--- What you have to do ---
Only lines holding the word "using" should be copied from the material.

--- Stored data ---
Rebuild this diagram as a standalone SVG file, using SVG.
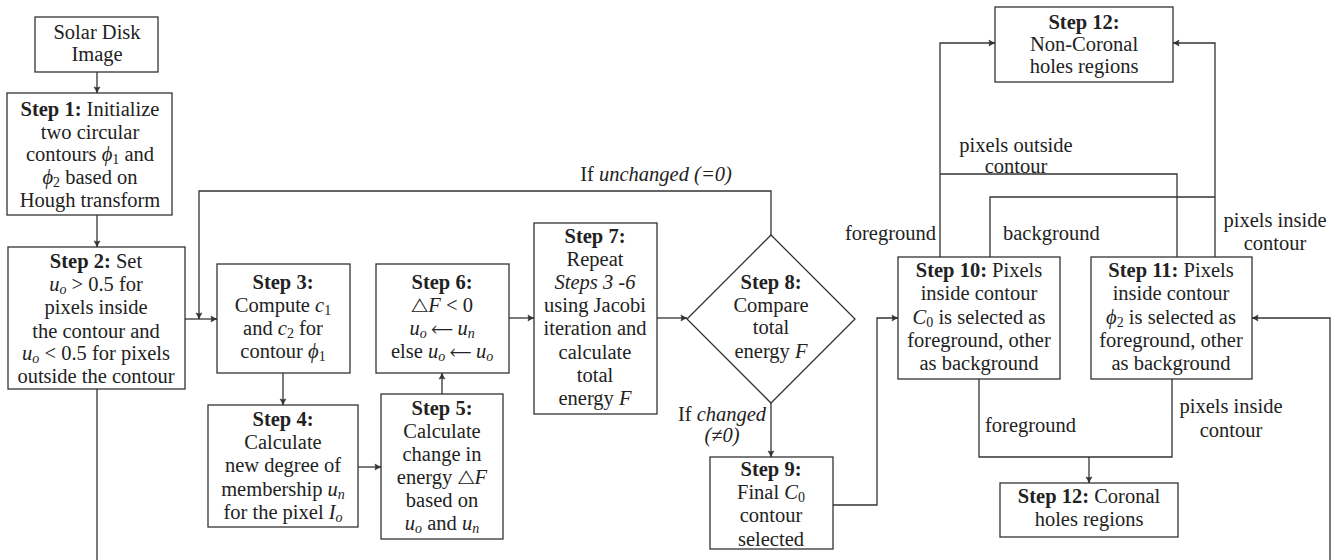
<svg xmlns="http://www.w3.org/2000/svg" width="1338" height="560" viewBox="0 0 1338 560">
<style>
.t{font-family:"Liberation Serif","Times New Roman",Tinos,"Nimbus Roman","Nimbus Roman No9 L",FreeSerif,Times,"DejaVu Serif","Noto Serif",Georgia,serif;font-size:20.5px;fill:#222;text-anchor:middle}
.l{text-anchor:start}
.e{text-anchor:end}
.b{font-weight:bold}
.i{font-style:italic}
.s{font-size:14px}
.box{fill:#fff;stroke:#333;stroke-width:1.3}
.ln{fill:none;stroke:#333;stroke-width:1.3}
.a{marker-end:url(#ah)}
</style>
<defs>
<marker id="ah" markerWidth="8" markerHeight="8" refX="7" refY="4" orient="auto" markerUnits="userSpaceOnUse">
<path d="M1,1 Q4,3.2 7,4 Q4,4.8 1,7 Q2.5,4 1,1 Z" fill="#333" stroke="#333" stroke-width="0.6"/>
</marker>
</defs>
<g id="connectors">
<path class="ln a" d="M97,72 V93"/>
<path class="ln a" d="M97,215 V247"/>
<path class="ln a" d="M185,319 H217"/>
<path class="ln a" d="M771,235 V191 H199 V319"/>
<path class="ln a" d="M283,373 V405"/>
<path class="ln a" d="M358,467 H381"/>
<path class="ln a" d="M442,394 V373"/>
<path class="ln a" d="M509,318 H534"/>
<path class="ln a" d="M657,318 H687"/>
<path class="ln a" d="M771,403 V457"/>
<path class="ln a" d="M833,505 H877 V318 H898"/>
<path class="ln a" d="M940,257 V43 H995"/>
<path class="ln" d="M1177,257 V174 H940"/>
<path class="ln" d="M990,257 V197 H1215"/>
<path class="ln a" d="M1215,257 V43 H1173"/>
<path class="ln" d="M979,379 V457 H1172 V379"/>
<path class="ln a" d="M1089,457 V483"/>
<path class="ln a" d="M97,389 V566 H1330 V318 H1252"/>
<text class="t" x="656" y="181">If <tspan class="i">unchanged (=0)</tspan></text>
<text class="t" x="722" y="421">If <tspan class="i">changed</tspan></text>
<text class="t i" x="722" y="442">(≠0)</text>
<text class="t e" x="936" y="240">foreground</text>
<text class="t l" x="1003" y="240">background</text>
<text class="t" x="1016" y="152">pixels outside</text>
<text class="t" x="1016" y="173">contour</text>
<text class="t" x="1275" y="227">pixels inside</text>
<text class="t" x="1275" y="250">contour</text>
<text class="t l" x="985" y="432">foreground</text>
<text class="t" x="1231" y="413">pixels inside</text>
<text class="t" x="1231" y="437">contour</text>
</g>
<g id="solar">
<rect class="box" x="35" y="17" width="123" height="55"/>
<text class="t" x="97" y="39">Solar Disk</text>
<text class="t" x="97" y="61">Image</text>
</g>
<g id="step1">
<rect class="box" x="7" y="93" width="165" height="122"/>
<text class="t" x="90" y="116"><tspan class="b">Step 1:</tspan> Initialize</text>
<text class="t" x="90" y="139">two circular</text>
<text class="t" x="90" y="161">contours <tspan class="i">ϕ</tspan><tspan class="s" dy="3">1</tspan><tspan dy="-3"> and</tspan></text>
<text class="t" x="90" y="184"><tspan class="i">ϕ</tspan><tspan class="s" dy="3">2</tspan><tspan dy="-3"> based on</tspan></text>
<text class="t" x="90" y="207">Hough transform</text>
</g>
<g id="step2">
<rect class="box" x="8" y="247" width="177" height="142"/>
<text class="t" x="96" y="268"><tspan class="b">Step 2:</tspan> Set</text>
<text class="t" x="96" y="291"><tspan class="i">u</tspan><tspan class="s i" dy="3">o</tspan><tspan dy="-3">  &gt;  0.5 for</tspan></text>
<text class="t" x="96" y="314">pixels inside</text>
<text class="t" x="96" y="338">the contour and</text>
<text class="t" x="96" y="360"><tspan class="i">u</tspan><tspan class="s i" dy="3">o</tspan><tspan dy="-3"> &lt; 0.5 for pixels</tspan></text>
<text class="t" x="96" y="383">outside the contour</text>
</g>
<g id="step3">
<rect class="box" x="217" y="264" width="133" height="109"/>
<text class="t b" x="283" y="289">Step 3:</text>
<text class="t" x="283" y="312">Compute <tspan class="i">c</tspan><tspan class="s" dy="3">1</tspan></text>
<text class="t" x="283" y="335">and <tspan class="i">c</tspan><tspan class="s" dy="3">2</tspan><tspan dy="-3"> for</tspan></text>
<text class="t" x="283" y="358">contour <tspan class="i">ϕ</tspan><tspan class="s" dy="3">1</tspan></text>
</g>
<g id="step4">
<rect class="box" x="208" y="405" width="150" height="122"/>
<text class="t b" x="283" y="426">Step 4:</text>
<text class="t" x="283" y="449">Calculate</text>
<text class="t" x="283" y="472">new degree of</text>
<text class="t" x="283" y="496">membership <tspan class="i">u</tspan><tspan class="s i" dy="3">n</tspan></text>
<text class="t" x="283" y="519">for the pixel <tspan class="i">I</tspan><tspan class="s i" dy="3">o</tspan></text>
</g>
<g id="step5">
<rect class="box" x="381" y="394" width="122" height="145"/>
<text class="t b" x="442" y="415">Step 5:</text>
<text class="t" x="442" y="438">Calculate</text>
<text class="t" x="442" y="461">change in</text>
<text class="t" x="442" y="484">energy △<tspan class="i">F</tspan></text>
<text class="t" x="442" y="507">based on</text>
<text class="t" x="442" y="530"><tspan class="i">u</tspan><tspan class="s i" dy="3">o</tspan><tspan dy="-3"> and </tspan><tspan class="i">u</tspan><tspan class="s i" dy="3">n</tspan></text>
</g>
<g id="step6">
<rect class="box" x="376" y="264" width="133" height="109"/>
<text class="t b" x="442" y="289">Step 6:</text>
<text class="t" x="442" y="312">△<tspan class="i">F</tspan> &lt; 0</text>
<text class="t" x="442" y="335"><tspan class="i">u</tspan><tspan class="s i" dy="3">o</tspan><tspan dy="-3"> ⟵ </tspan><tspan class="i">u</tspan><tspan class="s i" dy="3">n</tspan></text>
<text class="t" x="442" y="358">else <tspan class="i">u</tspan><tspan class="s i" dy="3">o</tspan><tspan dy="-3"> ⟵ </tspan><tspan class="i">u</tspan><tspan class="s i" dy="3">o</tspan></text>
</g>
<g id="step7">
<rect class="box" x="534" y="223" width="123" height="191"/>
<text class="t b" x="595" y="243">Step 7:</text>
<text class="t" x="595" y="266">Repeat</text>
<text class="t i" x="595" y="289">Steps 3 -6</text>
<text class="t" x="595" y="312">using Jacobi</text>
<text class="t" x="595" y="335">iteration and</text>
<text class="t" x="595" y="359">calculate</text>
<text class="t" x="595" y="382">total</text>
<text class="t" x="595" y="405">energy <tspan class="i">F</tspan></text>
</g>
<g id="step8">
<polygon class="box" points="771,235 855,319 771,403 687,319"/>
<text class="t b" x="771" y="289">Step 8:</text>
<text class="t" x="771" y="312">Compare</text>
<text class="t" x="771" y="334">total</text>
<text class="t" x="771" y="358">energy <tspan class="i">F</tspan></text>
</g>
<g id="step9">
<rect class="box" x="710" y="457" width="123" height="92"/>
<text class="t b" x="771" y="476">Step 9:</text>
<text class="t" x="771" y="499">Final <tspan class="i">C</tspan><tspan class="s" dy="3">0</tspan></text>
<text class="t" x="771" y="522">contour</text>
<text class="t" x="771" y="546">selected</text>
</g>
<g id="step10">
<rect class="box" x="898" y="257" width="162" height="122"/>
<text class="t" x="979" y="277"><tspan class="b">Step 10:</tspan> Pixels</text>
<text class="t" x="979" y="300">inside contour</text>
<text class="t" x="979" y="324"><tspan class="i">C</tspan><tspan class="s" dy="3">0</tspan><tspan dy="-3"> is selected as</tspan></text>
<text class="t" x="979" y="347">foreground, other</text>
<text class="t" x="979" y="370">as background</text>
</g>
<g id="step11">
<rect class="box" x="1091" y="257" width="161" height="122"/>
<text class="t" x="1171" y="277"><tspan class="b">Step 11:</tspan> Pixels</text>
<text class="t" x="1171" y="300">inside contour</text>
<text class="t" x="1171" y="324"><tspan class="i">ϕ</tspan><tspan class="s" dy="3">2</tspan><tspan dy="-3"> is selected as</tspan></text>
<text class="t" x="1171" y="347">foreground, other</text>
<text class="t" x="1171" y="370">as background</text>
</g>
<g id="step12a">
<rect class="box" x="995" y="7" width="178" height="75"/>
<text class="t b" x="1084" y="29">Step 12:</text>
<text class="t" x="1084" y="51">Non-Coronal</text>
<text class="t" x="1084" y="73">holes regions</text>
</g>
<g id="step12b">
<rect class="box" x="1000" y="483" width="178" height="54"/>
<text class="t" x="1089" y="503"><tspan class="b">Step 12:</tspan> Coronal</text>
<text class="t" x="1089" y="526">holes regions</text>
</g>
</svg>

--- Solution to the exercise ---
Rebuild this diagram as a standalone SVG file, using SVG.
<text class="t" x="595" y="312">using Jacobi</text>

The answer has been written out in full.